When life is good, gratitude is “cheap”: it “costs” us little (and arguably isn’t even “gratitude,” just “acknowledgment” of circumstance). The power of gratitude comes precisely from the moments when it is radically irrational to be grateful, to instead lament and scream. The power of thanksgiving, forgiveness, love — it all comes from the key moments of highest nonrationality (and/or individual “irrationality”), which could be confused with insanity. It’s precisely when we’re hurt and most devastated and thus hardest for us to do “the nonrational” that it because most effective. But again, this is so incredibly hard that the support of myth and “divine reward” might be necessary to convince the majority to go through with it, and if it is indeed the case that “nonrational actions” are necessary for overcoming Nash Equilibria, then there might not be any other option than the use of myths and rewards. Perhaps today we no longer need that support to do what is individually “nonrational,” but I’d be surprised.

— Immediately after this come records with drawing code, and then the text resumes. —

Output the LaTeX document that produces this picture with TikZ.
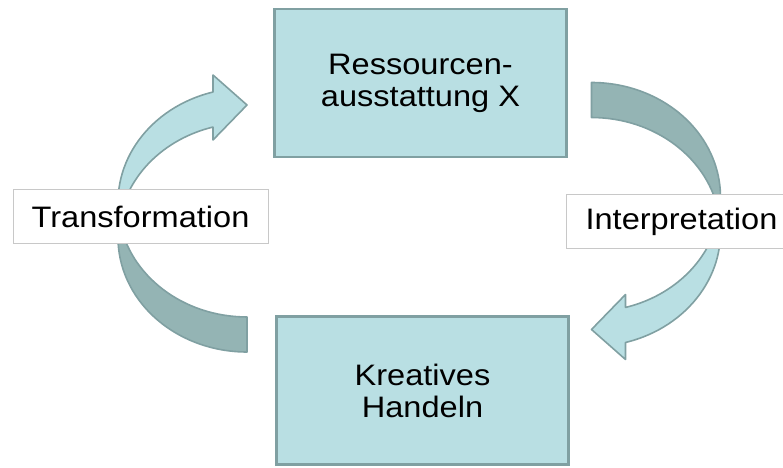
\documentclass[tikz,border=0pt]{standalone}
\usepackage{fontspec}
\setmainfont[FakeStretch=1.1]{Liberation Sans}
\definecolor{kastenfill}{RGB}{185,223,227}
\definecolor{kastenrand}{RGB}{128,160,162}
\definecolor{pfeilhell}{RGB}{185,223,227}
\definecolor{pfeildunkel}{RGB}{148,180,180}
\definecolor{labelrand}{RGB}{200,200,200}

% gebogener Blockpfeil, Ursprung = Mitte des Pfeils
\newcommand{\bogenpfeil}{%
  \filldraw[pfeilrand,fill=pfeildunkel] (-63,-6.5)
    arc[start angle=188.8,end angle=270,x radius=129,y radius=114.5]
    -- (64.5,-138.5)
    arc[start angle=270,end angle=171.2,x radius=129,y radius=114.5] -- cycle;
  \filldraw[pfeilrand,fill=pfeilhell] (30.46,121.44) -- (30.5,138.5) -- (64.5,108.5)
    -- (30.5,73.5) -- (30.46,86.44)
    arc[start angle=105.3,end angle=171.2,x radius=129,y radius=114.5]
    arc[start angle=188.8,end angle=105.3,x radius=129,y radius=114.5] -- cycle;
}

\begin{document}
\begin{tikzpicture}[x=0.5pt,y=0.5pt,
	kasten/.style={draw=kastenrand,line width=1.2pt,fill=kastenfill,
		minimum width=146pt,minimum height=74pt,align=center,
		font=\fontsize{14.8}{16}\selectfont},
	beschriftung/.style={draw=labelrand,line width=0.5pt,fill=white,
		minimum height=27pt,font=\fontsize{14.8}{16}\selectfont},
	pfeilrand/.style={draw=kastenrand,line width=0.8pt,line join=round}]
	\useasboundingbox (0,0) rectangle (783,467);
	\begin{scope}[shift={(182.5,253.5)}] \bogenpfeil \end{scope}
	\begin{scope}[shift={(656,246)},rotate=180] \bogenpfeil \end{scope}
	\node[kasten] (ressourcen) at (420.5,384) {Ressourcen-\\ausstattung X};
	\node[kasten] (handeln) at (422.5,76.5) {Kreatives\\Handeln};
	\node[beschriftung,minimum width=127.5pt] (transformation) at (140.5,250.5) {Transformation};
	\node[beschriftung,minimum width=115.5pt] (interpretation) at (681.5,245.5) {Interpretation};
\end{tikzpicture}
\end{document}
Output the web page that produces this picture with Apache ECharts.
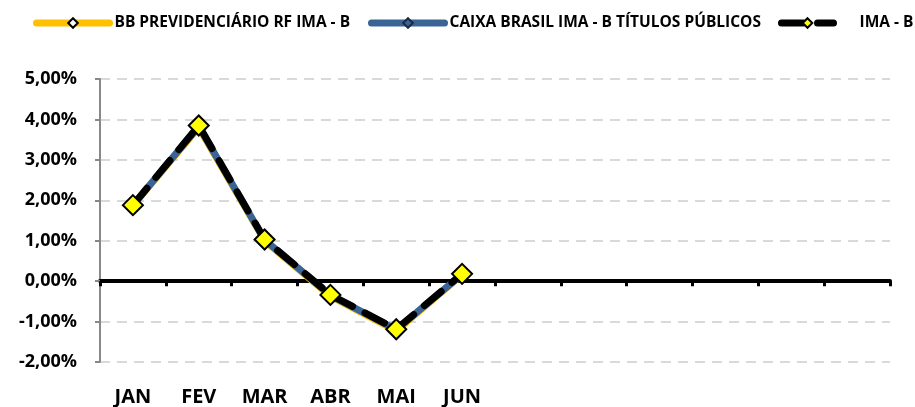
<!DOCTYPE html>
<html><head><meta charset="utf-8">
<script src="https://cdn.jsdelivr.net/npm/echarts@6/dist/echarts.min.js"></script>
<style>html,body{margin:0;padding:0;background:#fff}#c{width:915px;height:407px}</style>
</head><body><div id="c"></div>
<script>
var categories = ['JAN','FEV','MAR','ABR','MAI','JUN','JUL','AGO','SET','OUT','NOV','DEZ'];
var categoryLabels = ['JAN','FEV','MAR','ABR','MAI','JUN','','','','','',''];
var bbPrev = [1.87, 3.80, 1.00, -0.37, -1.23, 0.16, null, null, null, null, null, null];
var caixaBrasil = [1.88, 3.83, 1.02, -0.35, -1.20, 0.17, null, null, null, null, null, null];
var imaB = [1.88, 3.85, 1.03, -0.34, -1.19, 0.18, null, null, null, null, null, null];
var yTicks = [-2, -1, 0, 1, 2, 3, 4, 5];

var FONT = 'Open Sans';
var chart = echarts.init(document.getElementById('c'), null, {renderer:'canvas'});
function fmt(v){ return v.toFixed(2).replace('.', ',') + '%'; }
var legendText = {fontFamily: FONT, fontWeight: 'bold', fontSize: 15.5, color: '#000'};
var legLine = {width: 7, cap: 'round'};
chart.setOption({
  animation: false,
  backgroundColor: '#fff',
  legend: [
    {data:['BB PREVIDENCIÁRIO RF IMA - B'], left: 28, top: 10, itemWidth: 73, itemHeight: 12, textStyle: legendText, lineStyle: legLine},
    {data:['CAIXA BRASIL IMA - B TÍTULOS PÚBLICOS'], left: 363, top: 10, itemWidth: 73, itemHeight: 12, textStyle: legendText, lineStyle: legLine},
    {data:['IMA - B'], left: 773, top: 10, itemWidth: 52, itemHeight: 12, textStyle: Object.assign({padding:[0,0,0,21]}, legendText), lineStyle: legLine}
  ],
  grid: {left: 100, right: 25, top: 79, bottom: 45, containLabel: false},
  xAxis: [
    {type: 'category', data: categories, boundaryGap: true,
     axisLine: {onZero: true, lineStyle: {color: '#000', width: 4}},
     axisTick: {show: true, length: 5, lineStyle: {color: '#000', width: 3}},
     axisLabel: {show: false}, splitLine: {show: false}},
    {type: 'category', data: categoryLabels, boundaryGap: true, position: 'bottom',
     axisLine: {show: false, onZero: false}, axisTick: {show: false},
     axisLabel: {show: true, interval: 0, fontFamily: FONT, fontWeight: 'bold', fontSize: 20, color: '#000', margin: 25},
     splitLine: {show: false}}
  ],
  yAxis: {type: 'value', min: -2, max: 5, interval: 1,
    axisLine: {show: true, lineStyle: {color: '#888', width: 2}},
    axisTick: {show: true, length: 5, lineStyle: {color: '#888', width: 2}},
    axisLabel: {formatter: function(v){ return fmt(v); }, fontFamily: FONT, fontWeight: 'bold', fontSize: 18, color: '#000', margin: 23},
    splitLine: {show: true, lineStyle: {color: '#d9d9d9', width: 2, type: [10, 7]}}
  },
  series: [
    {name: 'BB PREVIDENCIÁRIO RF IMA - B', type: 'line', data: bbPrev, xAxisIndex: 0,
     symbol: 'diamond', symbolSize: 12, showSymbol: true,
     itemStyle: {color: '#FFFFFF', borderColor: '#000', borderWidth: 2},
     lineStyle: {color: '#FFC000', width: 7}},
    {name: 'CAIXA BRASIL IMA - B TÍTULOS PÚBLICOS', type: 'line', data: caixaBrasil, xAxisIndex: 0,
     symbol: 'diamond', symbolSize: 12,
     itemStyle: {color: '#3A6496', borderColor: '#1a2a40', borderWidth: 2},
     lineStyle: {color: '#3A6496', width: 7}},
    {name: 'IMA - B', type: 'line', data: imaB, xAxisIndex: 0,
     symbol: 'diamond', symbolSize: 20,
     itemStyle: {color: '#FFFF00', borderColor: '#000', borderWidth: 2},
     lineStyle: {color: '#000', width: 7, type: [22, 14], cap: 'round'}}
  ]
});
</script></body></html>
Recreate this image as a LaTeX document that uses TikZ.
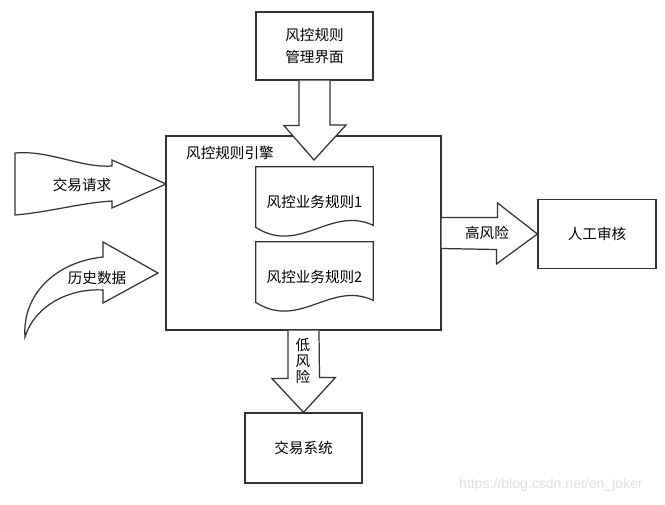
\documentclass[tikz,border=0pt]{standalone}
\usepackage{fontspec}
\setmainfont{Noto Sans CJK SC}
\newfontfamily\urlfont{Liberation Sans}
\usetikzlibrary{positioning}
\begin{document}
\begin{tikzpicture}[x=0.02cm,y=-0.02cm,font=\fontsize{8.3}{12}\selectfont,line join=miter]
		\tikzset{line/.style={draw=black!80,line width=0.7pt},
			box/.style={line,fill=white,inner sep=0pt,align=center},
			blockarrow/.style={line,fill=white},
			docnode/.style={inner sep=0pt,minimum width=2.34cm,minimum height=1.4cm}}
		\useasboundingbox (0,0) rectangle (665,504);
		% boxes
		\node[box,minimum width=5.5cm,minimum height=3.88cm] (engine) at (303.5,233) {};
		\node[anchor=west] (enginelabel) at (180,153) {风控规则引擎};
		\node[box,minimum width=2.34cm,minimum height=1.36cm] (rules) at (314.5,46) {风控规则\\管理界面};
		\node[box,minimum width=2.36cm,minimum height=1.38cm] (review) at (597,234) {人工审核};
		\node[box,minimum width=2.34cm,minimum height=1.4cm] (trade) at (303.5,448) {交易系统};
		% rule documents
		\foreach \n/\y in {1/202,2/277}{
			\node[docnode] (rule\n) at (314.5,\y) {风控业务规则\n};
			\draw[line] ([yshift=0.24cm]rule\n.south east) .. controls +(-43,-20) and +(44,28) .. ([yshift=0.2cm]rule\n.south west) -- (rule\n.north west) -- (rule\n.north east) -- cycle;
		}
		% block arrows
		\coordinate (tipA) at (314,160);
		\filldraw[blockarrow] ([xshift=-0.31cm]rules.south) -- ++(0,45) -- ++(-15,0) -- (tipA) -- ++(32,-35) -- ++(-16,0) -- ([xshift=0.31cm]rules.south);
		\filldraw[blockarrow] ([xshift=-0.31cm]engine.south) -- ++(0,48) -- ++(-16,0) -- (trade.north) -- ++(32,-35) -- ++(-16,0) -- ([xshift=0.31cm]engine.south);
		\node[font=\fontsize{8.3}{9}\selectfont,align=center] (low) at (303,361) {低\\风\\险};
		\filldraw[blockarrow] ([yshift=0.31cm]engine.east) -- ++(56,0) -- ++(0,-14.5) -- (review.west) -- ++(-41,30) -- ++(0,-14.5) -- ([yshift=-0.31cm]engine.east);
		\node (high) at (487,233) {高风险};
		% inputs
		\filldraw[blockarrow] (15,153) .. controls (50,150) and (80,168) .. (112,166) -- (112,160) -- (166,184) -- (112,208) -- (112,201) .. controls (80,203) and (50,212) .. (15,215) -- cycle;
		\node (req) at (82,185) {交易请求};
		\filldraw[blockarrow] (25,337) .. controls (22,295) and (55,262) .. (103,257) -- (103,242) -- (158,273) -- (103,303) -- (103,290) .. controls (70,288) and (35,305) .. (25,337) -- cycle;
		\node (hist) at (97,278) {历史数据};
		\node[font=\urlfont\fontsize{8}{9}\selectfont,text=black!12] (mark) at (551,485) {https://blog.csdn.net/en\_joker};
	\end{tikzpicture}
\end{document}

(Do note that just because religion may entail a function to overcome Nash Equilibria, it doesn’t follow that therefore religion is false and only survives because of its social “use.” On the contrary, some believers may claim that the social advantages of religion are evidence that the world was indeed made by God to be religious, though examining such claims is outside the scope of this paper.)
Today, there is a lot of talk about religions just being wild fantasies that have nothing to do with reality, but this sentiment suggests a bias that assumes, “If it isn’t rational, it isn’t real.” If it is indeed the case that “pure rationality” can lead us into “Nash Equilibria,” then defining “only rationality as real” will inevitably cause us terrible problems, problems of which we’ll only have rationality to solve, even though it was “pure rationality” that got us into the mess in the first place. We’ll arrive at “rational impasses” and find ourselves only equipped with rationality to use as a key. And the lock will not accept it.
Perhaps it’s fair to say that religions are in the business of “nonrationalities,” which can certainly entail “(individual) irrationalities,” but if we take Game Theory seriously, a world without “nonrationalities” will end up suboptimal. Perhaps we’re not wrong to assume that erasing religion will increase rationality; rather, our mistake rests in assuming that the result will be best.